Minnesota State-Mankato now wishes it could have been more forthright in explaining how it dealt with former U-W Eau Claire football coach Todd Hoffner. The school is asking Minnesota's legislative auditor to review the process Mankato used in firing its coach last year -- only to bring him back after an arbitrator recently ordered the school to do so. Hoffner's supporters said he got caught up in the public outcry against former Penn State football assistant Jerry Sandusky. Hoffner was fired after a judge dropped charges that he possessed child porn in 2012, because he had nude photos of his kids playing in a bathtub on his university-issued cellphone. The arbitrator said Hoffner was wrongly let go. Chancellor Steven Rosenstone said one of the most frustrating aspects of the case was the inability under state law to explain its actions to the public. He said there was quote, "no intentional wrongdoing' by Mankato's decision-makers. The school wants the legislative auditor to determine whether the processes used were appropriate. Hoffner coached at Eau Claire for seven years before going to Mankato.
Three Marquette engineering students have won 53-thousand dollars, for creating a mobile app that makes it easier to do Power Point presentations. Undergrads Devin Turner and Charlie Beckworth, and M-B-A candidate Nicholas Winninger won a entrepreneurial prize in the Rice Business Plan competition. They created an app called "Focal Cast" in a company called Narsys that Turner established. The app allows people to make wireless Power Point presentations from their smartphones or tablets. The team said the prize money will be used to further develop the app so it can run on Apple's platform. It will also be tested by Wisconsin firms like American Family Insurance and the Brady Corporation. The app is expected to be released next month for Android devices.
Businesses affected by the downsizing of the Oshkosh Corporation will get the state's help to replace the military business they'll lose. The Wisconsin Economic Development Corporation says it will issue short-term loans and loan guarantees of up to a quarter-million dollars each. The agency said it was planning to begin a pilot loan program sometime after July -- but it's proceeding now, in order to help companies affected by new layoffs at the Oshkosh plant. That firm recently said it would lay off 760 people. It's because of a slowdown in military vehicle production, due to the ending of the wars in Iraq and Afghanistan. Suppliers like metal fabricators and machine shops will also feel the pinch. W-E-D-C leader Reed Hall says it's imperative for companies that rely on dwindling defense contracts to diversify, and explore new products and markets. The agency said the loan program could eventually expand to help other Wisconsin companies.

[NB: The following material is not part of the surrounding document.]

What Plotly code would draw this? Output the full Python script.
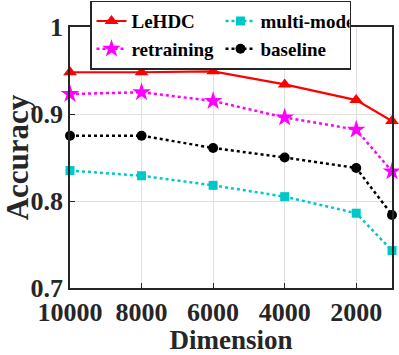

A ticket sold in Florida won last night's Powerball jackpot of 148-point-eight million dollars. Wisconsinites did not win any of the other big prizes. Four players in the Badger State won 400-dollars by having the Power Play multiplier of four, and matching either four regular numbers or three-plus-the-Powerball. Almost 10-thousand-400 Wisconsin players won smaller prizes. Last night's numbers were 19, 25, 29, 36, and 48. The Powerball was 12. The jackpot was building since March 22nd. It returns to 40-million dollars for the next drawing on Saturday night. In Mega Millions, the top prize is at 59-million dollars for tomorrow night.